The deeper the danger, the more alive he feels,
Hiddleston notes. And that’s problematic.
This scene stands out as one of Hiddleston’s favorite moments, a complex interplay of power, vulnerability, and seduction shaped by David Farr’s rich script.
It’s a game of chess. It’s a game of tennis. It’s a game of poker. It’s all three. It’s a confrontation. It’s a seduction. It’s an invitation. It’s a reconciliation. It’s all those things and more.
— Tom Hiddleston
Hiddleston freely shares his admiration for Laurie, emphasizing the crucial role his co-star played in shaping the series’ identity.

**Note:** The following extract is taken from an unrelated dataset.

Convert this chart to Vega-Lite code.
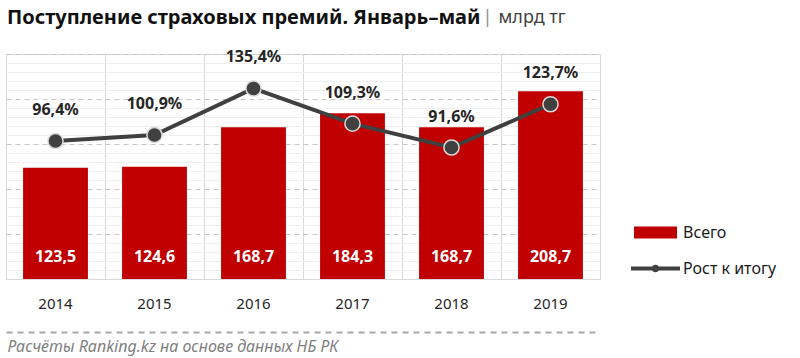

My whole memory of the first one is bound up with memories of working with him and how enjoyable that was. I think he’s brilliant. I admire and respect him so much. He’s indivisible from my whole experience of making anything about The Night Manager.
— Tom Hiddleston
Continuing to Pursue Story over Genre Boundaries
The Night Manager’s mysteries extend beyond what has been revealed so far, with the show’s trajectory locked in for at least one additional season. Hiddleston, whose filmography spans blockbuster superhero films, historical dramas, and intimate character studies, approaches future projects guided by curiosity rather than strict genre preferences.
It’s very hard to describe, because the choices I’ve made have often been instinctive choices that are based in my curiosity,
he says after reflecting.
Am I curious about this story? Do I think it has value in the world? What’s it trying to say? What does it say to me? Does it move me? Does it make me cry? Does it make me laugh? Does it make me want to explore it? In a way, the genre is a secondary question. It’s really the prospect of the experience.
He cites Guillermo del Toro’s Crimson Peak as a standout experience, describing it as unique in his career.
It was one of one in my working life.
— Tom Hiddleston
Looking back, Hiddleston acknowledges a consistent draw toward projects with depth and a search for truth, noting that Jonathan Pine is one of his most contemporary characters despite the series’ feel.
Sometimes I go out in search of things, but sometimes they meet me in the middle. I love The Night Manager for so many reasons, but one of the things I love about it is its searching, yearning for the truth, [and] a kind of deep, profound curiosity about the world, about being English, and about identity.
— Tom Hiddleston
I haven’t actually done, in my working life, an enormous amount of contemporary work, and Pine now feels extremely contemporary, and he felt, in 2016, the same.
— Tom Hiddleston
Regardless of the genre, Hiddleston affirms his belief in the power of storytelling.
I believe in stories. I believe profoundly in them and that good stories resonate across time, no matter the genre. Long way around the house of answering your question, I don’t really know. I don’t know if there’s anything I haven’t done. We’ll see where it takes me. Last year, I got to play Edmund Hillary in Tenzing and climbed Mount Everest, which I’ve never done. I got to dance on screen, which I’d never done before, in The Life of Chuck.
— Tom Hiddleston
When asked about his future direction, Hiddleston concludes with a poetic reflection:
He knows not where he’s going / For the ocean will decide / It’s not the destination / It’s the glory of the ride.